Over the three years of sampling, the researchers detected dramatic fluctuations in the makeup of these cricket populations that did not seem to veer in any particular direction. "Curlywing really increased, but then rattling came back, and ancestral lost a lot of ground and then came back a little bit," Gallagher said. Although certain morphs were clearly better-protected from the fly, this alone did not explain or predict these fluctuations. After all, the crickets didn't just need to survive the flies—they needed to find mates, and the newer morphs' songs did not appear to be as attractive to the females. "It all boils back down to natural and sexual selection fighting against each other," Thadi said. The researchers' results suggest that natural selection has a greater hand in the crickets' evolution than sexual selection, as the least-attractive, most fly-resistant morphs appear to be the most successful.
To test the effects of sexual selection, the researchers recorded the songs of the four different male morphs and played them simultaneously from separate corners of an arena.
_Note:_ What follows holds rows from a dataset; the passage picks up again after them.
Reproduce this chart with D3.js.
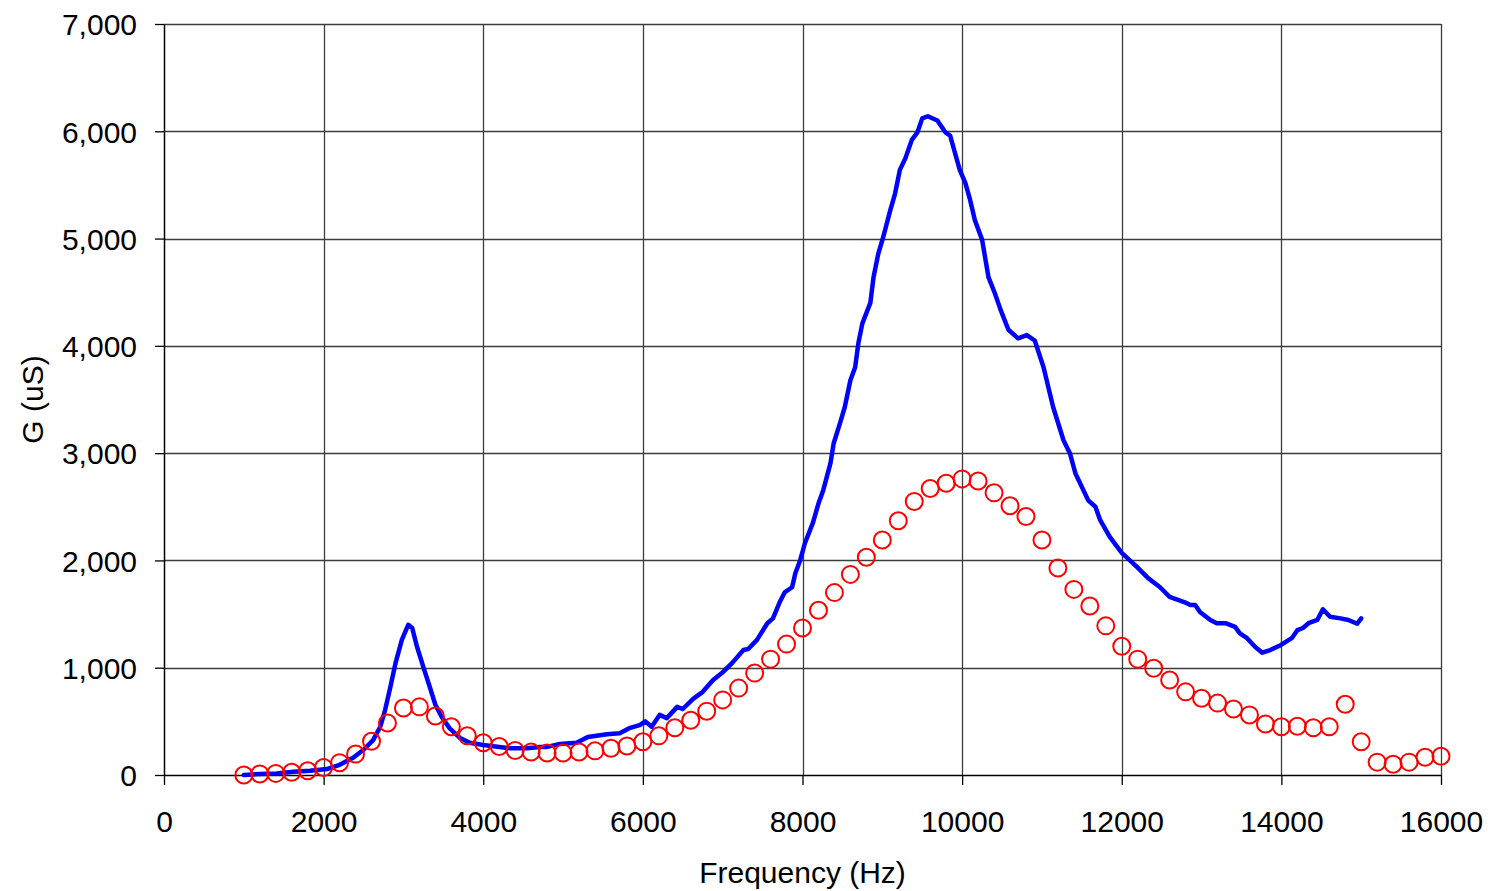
<!DOCTYPE html>
<html>
<head>
<meta charset="utf-8">
<script src="https://cdn.jsdelivr.net/npm/d3@7"></script>
<style>
  html, body { margin: 0; padding: 0; background: #fff; }
  svg { display: block; }
  text { font-family: "Liberation Sans", Arial, sans-serif; }
</style>
</head>
<body>
<svg id="chart" width="1488" height="891"></svg>
<script>
// ---- Data ----
const xTicks = [0, 2000, 4000, 6000, 8000, 10000, 12000, 14000, 16000];
const yTicks = [0, 1000, 2000, 3000, 4000, 5000, 6000, 7000];

// Blue line (measured)
const lineFreq = [1000,1200,1410,1620,1830,2040,2200,2370,2500,2620,2710,2770,2830,2900,2980,3060,3110,3170,3250,3330,3400,3480,3580,3710,3830,4000,4330,4550,4710,4800,4960,5170,5310,5550,5710,5840,5960,6030,6110,6210,6300,6430,6500,6630,6750,6880,6990,7120,7260,7320,7430,7560,7630,7720,7780,7870,7910,7970,8030,8130,8200,8260,8350,8390,8470,8530,8600,8660,8700,8750,8850,8890,8950,9010,9100,9160,9220,9290,9370,9440,9500,9570,9690,9790,9850,9910,9970,10040,10100,10160,10250,10330,10410,10480,10580,10700,10810,10910,11020,11140,11270,11350,11420,11580,11670,11730,11850,12000,12190,12330,12480,12600,12790,12860,12920,12980,13110,13190,13300,13420,13480,13570,13670,13760,13860,13990,14130,14200,14270,14340,14450,14520,14610,14740,14840,14950,15000];
const lineG = [0,10,15,30,40,55,95,160,235,325,450,605,800,1040,1260,1400,1370,1195,1005,820,655,540,435,345,300,280,250,250,260,262,290,300,355,380,390,440,465,500,450,560,530,635,615,710,775,885,950,1045,1165,1175,1260,1415,1460,1620,1705,1750,1880,2000,2160,2350,2530,2655,2905,3090,3280,3430,3680,3800,4025,4210,4400,4640,4860,5010,5265,5420,5640,5750,5920,5990,6120,6140,6100,5990,5960,5800,5640,5520,5360,5170,4990,4640,4490,4340,4150,4070,4100,4050,3800,3430,3120,3000,2810,2560,2500,2375,2220,2070,1940,1835,1750,1660,1610,1585,1585,1520,1445,1415,1415,1380,1320,1275,1195,1140,1165,1210,1275,1350,1370,1415,1445,1545,1475,1460,1445,1410,1460];

// Red circles (measured)
const pointFreq = [1000,1200,1400,1600,1800,2000,2200,2400,2600,2800,3000,3200,3400,3600,3800,4000,4200,4400,4600,4800,5000,5200,5400,5600,5800,6000,6200,6400,6600,6800,7000,7200,7400,7600,7800,8000,8200,8400,8600,8800,9000,9200,9400,9600,9800,10000,10200,10400,10600,10800,11000,11200,11400,11600,11800,12000,12200,12400,12600,12800,13000,13200,13400,13600,13800,14000,14200,14400,14600,14800,15000,15200,15400,15600,15800,16000];
const pointG = [0,10,15,25,40,70,115,195,315,485,625,635,550,450,365,300,265,228,215,205,205,215,225,250,270,310,365,440,510,595,700,810,950,1080,1220,1370,1535,1700,1870,2030,2190,2370,2550,2670,2720,2760,2740,2630,2510,2410,2190,1930,1730,1575,1390,1200,1080,995,885,775,715,670,615,560,475,450,455,440,450,660,310,120,100,120,165,175];

const xLabel = "Frequency (Hz)";
const yLabel = "G (uS)";

// ---- Layout ----
const svg = d3.select("#chart");
const mLeft = 164, mRight = 1441, mTop = 24, mBottom = 775;

const x = d3.scaleLinear().domain([0, 16000]).range([mLeft, mRight]);
const y = d3.scaleLinear().domain([0, 7000]).range([mBottom, mTop]);

const gridColor = "#3c3c3c";

// Gridlines
svg.append("g").selectAll("line").data(xTicks.filter(d => d > 0)).join("line")
  .attr("x1", d => Math.round(x(d)) + 0.5).attr("x2", d => Math.round(x(d)) + 0.5)
  .attr("y1", mTop).attr("y2", mBottom)
  .attr("stroke", gridColor).attr("stroke-width", 1.3);
svg.append("g").selectAll("line").data(yTicks.filter(d => d > 0)).join("line")
  .attr("x1", mLeft).attr("x2", mRight)
  .attr("y1", d => Math.round(y(d)) + 0.5).attr("y2", d => Math.round(y(d)) + 0.5)
  .attr("stroke", gridColor).attr("stroke-width", 1.3);

// Axes
const fontSize = 30;
const yAxis = svg.append("g")
  .attr("transform", `translate(${mLeft},0)`)
  .call(d3.axisLeft(y).tickValues(yTicks).tickFormat(d3.format(",")).tickSize(9).tickPadding(18).tickSizeOuter(0));
const xAxis = svg.append("g")
  .attr("transform", `translate(0,${mBottom})`)
  .call(d3.axisBottom(x).tickValues(xTicks).tickFormat(d => String(d)).tickSize(10).tickPadding(36).tickSizeOuter(0));

[xAxis, yAxis].forEach(g => {
  g.selectAll("path.domain").attr("stroke", "#000").attr("stroke-width", 1.5);
  g.selectAll(".tick line").attr("stroke", "#000").attr("stroke-width", 1.3);
  g.selectAll(".tick text").attr("fill", "#000")
    .style("font-size", fontSize + "px")
    .style("font-family", '"Liberation Sans", Arial, sans-serif');
});
yAxis.selectAll(".tick text").attr("dy", "0.36em");
xAxis.selectAll(".tick text").attr("dy", "0.36em");

// Blue line
const lineData = lineFreq.map((f, i) => [f, lineG[i]]);
svg.append("path")
  .datum(lineData)
  .attr("fill", "none")
  .attr("stroke", "#0000ff")
  .attr("stroke-width", 4.5)
  .attr("stroke-linejoin", "round")
  .attr("stroke-linecap", "round")
  .attr("d", d3.line().x(d => x(d[0])).y(d => y(d[1])));

// Red circles
svg.append("g").selectAll("circle")
  .data(pointFreq.map((f, i) => [f, pointG[i]]))
  .join("circle")
  .attr("cx", d => x(d[0]))
  .attr("cy", d => y(d[1]))
  .attr("r", 8.5)
  .attr("fill", "none")
  .attr("stroke", "#ff0000")
  .attr("stroke-width", 2);

// Axis titles
svg.append("text")
  .attr("x", (mLeft + mRight) / 2)
  .attr("y", 883)
  .attr("text-anchor", "middle")
  .style("font-size", fontSize + "px")
  .attr("fill", "#000")
  .text(xLabel);

svg.append("text")
  .attr("transform", `translate(43,${(mTop + mBottom) / 2}) rotate(-90)`)
  .attr("text-anchor", "middle")
  .style("font-size", fontSize + "px")
  .attr("fill", "#000")
  .text(yLabel);
</script>
</body>
</html>
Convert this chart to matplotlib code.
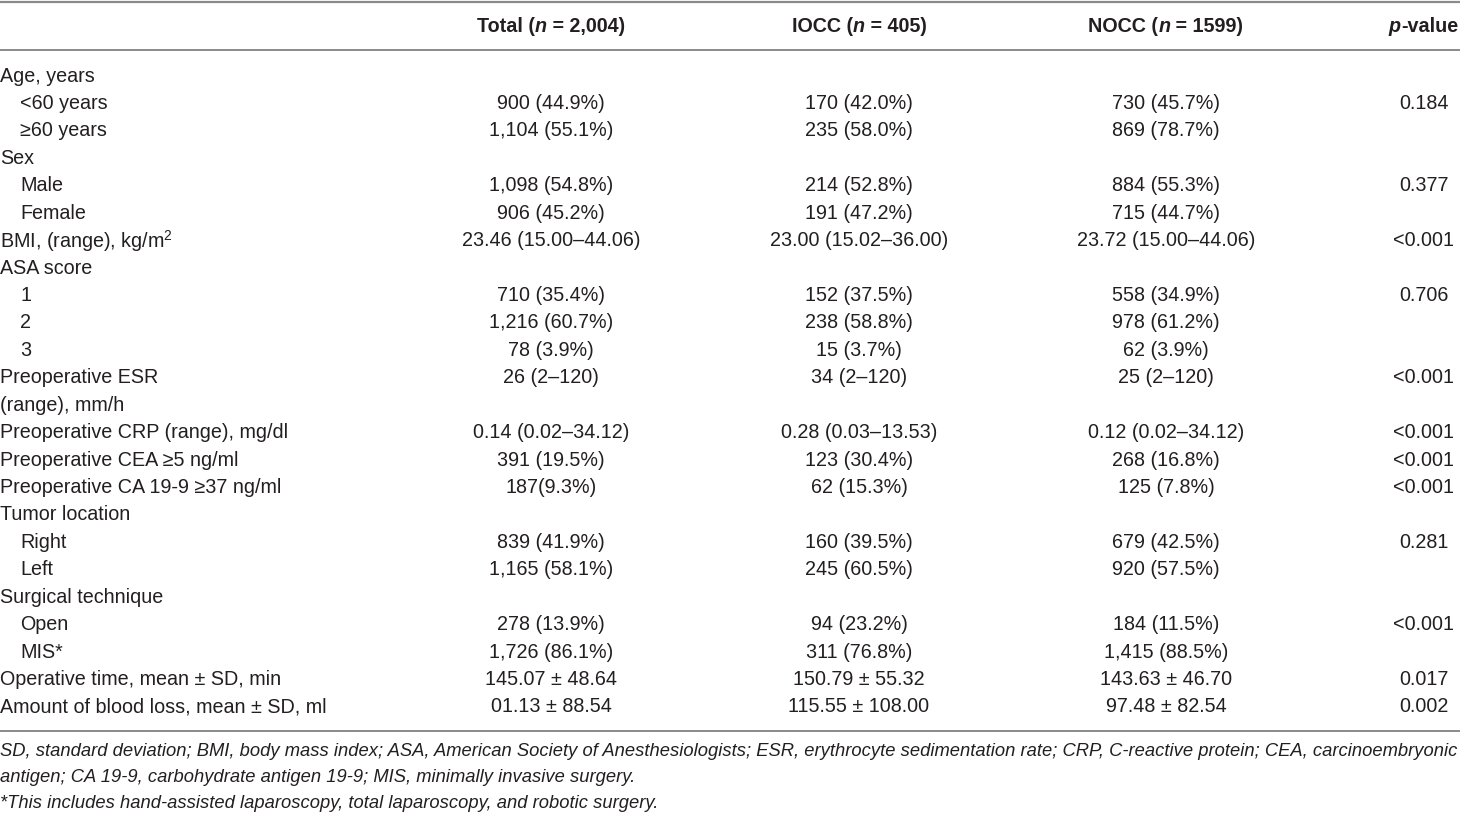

Then they placed a single female at the center and recorded which speaker she hopped to, which indicated the song she found most attractive. The females chose the song of ancestral males 70 percent of the time. When the researchers reared a generation of crickets from wild-caught females, they found a higher proportion of ancestral males than documented in the field. All this suggests that the ancestral males remain the most attractive crickets to females, whereas the curlywing morph was the least alluring (in the arena experiments, female crickets seemed to prefer silence just as much as the curlywings' song.)
To test which of these new males' songs were most attractive to the flies, the scientists first lured them in with a boombox serenade and soda bottle traps. "They're not just flying around," Gallagher said. "They only show up when you play the song that they like." The researchers played the different crickets' songs at dusk, when the flies come out to hunt, and would return an hour later to see which songs had trapped the most flies. (The flies do not receive the same spa-like treatment as the crickets but are still released.) In another experiment in the lab, the researchers placed a fly in a mesh cage with songs playing from four corners—rattling, smallwing, curlywing and ancestral, as well as silence—and recorded where the flies flocked to. Unsurprisingly, the flies had the same taste as the females, preferring the loud ancestral males over their quieter brethren.
The most recent data in the new paper was collected in 2021, meaning the battle among the male Hilo crickets might look very different today—it's possible that a new challenger has entered the ring, or even that an old morph has gone locally extinct. Thadi pointed out that no one could have predicted the specific mutations that would appear and propagate throughout the population, like the emergence of a curly wing—proof that evolution can take populations in unheard of or unexpected directions. "They could have evolved a wavy wing. They could have evolved a square-shaped wing!" she said. "As soon as we think we know what's going to happen, something new pops up that throws our predictions out the window," Gallagher said.